AJ and PA McBride also owns commercial property in Adelaide, and a 40pc stake in the Langhorne Creek district's Bleasdale winery, which last year joined the wine industry's prestigious Jimmy Watson Trophy list.
WA experience
For 36 years, until 2010, the company had the large Aroona aggregation near Esperance in Western Australia, which included a considerable cropping area and share farming.
The WA assets were eventually sold, partly because they were difficult to manage from Adelaide.
"By and large we'd really rather be graziers than croppers," said Mr McBride, a fourth generation descendant of founding father, Albert James McBride, who began the dynasty, with son Philip, in the copper mining and pastoral district of Burra in SA's Mid North.
"While we've certainly got some good gear for the cropping job at Telopea, where grain and lucerne are also a very handy source of stockfeed, our strength is in grazing.
"We're proud of our rich heritage, excited about wool's future and committed to supplying quality Merino fleece.
Profitable, united future
"We intend to be a strong, united and profitable company for many generations to come."
Despite recent drought, he said the past decade had seen a heartening lift in enthusiasm for agriculture, particularly red meat and wool, with new investors jumping in and exciting technologies emerging to help farmers manage better.
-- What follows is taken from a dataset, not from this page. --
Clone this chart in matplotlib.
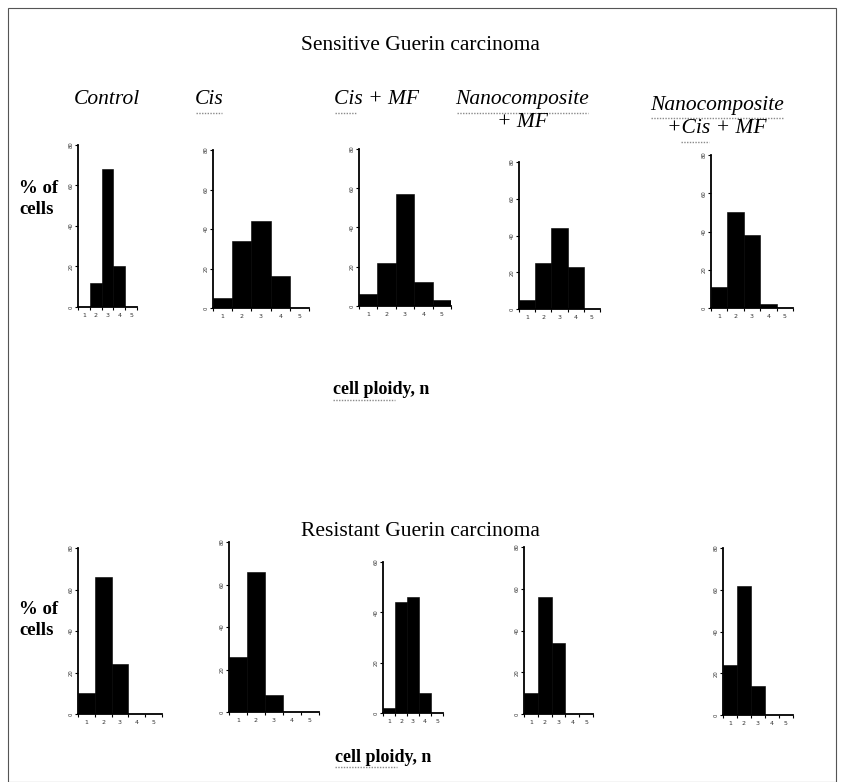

While corporate and larger family operations often dominated the headlines, there were "plenty of examples of family farms of all sizes doing very well and feeling very positive".
We're committed to productivity and growth in our business, and the sustainability of the agricultural sector and long term health of the country we manage and share with others in the community
- Keith McBride
Mr McBride said his six generation family company's 100th birthday was a chance to acknowledge a solid foundation set by AJ and Philip McBride and the determination of the generations of family and staff which followed them.
The company's staff payroll has featured some family names, such as the Breedings, for two or three generations, including indigenous employees with long ties to its northern properties.
Vic Breeding, who ran Teetulpa in remote north eastern SA, raised five sons, all with trademark moustaches, to become McBride managers or overseers.
"Our business is committed to productivity and growth, and agriculture's sustainability, and the long term health of land we manage and share with others in the community," Mr McBride said.
Faraway history reviewed
Coinciding with the anniversary, the company commissioned author, Kristin Weidernbach, to chart its rich history of land transactions, natural disasters and market fluctuations, and the pioneering pastoralists, politicians and philanthropists who built the AJ and PA McBride family - and left their mark on wool growing.
Writing a foreword in the book, "Faraway - 100 years of wool", former National Farmers Federation president, federal minister and McBride neighbour, Ian McLachlan, said the Telopea Downs purchase "seems an extremely timely adventure at a time the world wants fine wool and good lamb".
"In one form or another this family has built, operated and grazed this land for nigh on 160 years," he observed.
"The McBrides defied drought, early court cases, and weathered the crash of wool's reserve price scheme which sent thousands of large and small farmers, and many wool processing companies, to the wall.
"Through thick and thin AJ and PA McBride and their descendants have stuck to their last."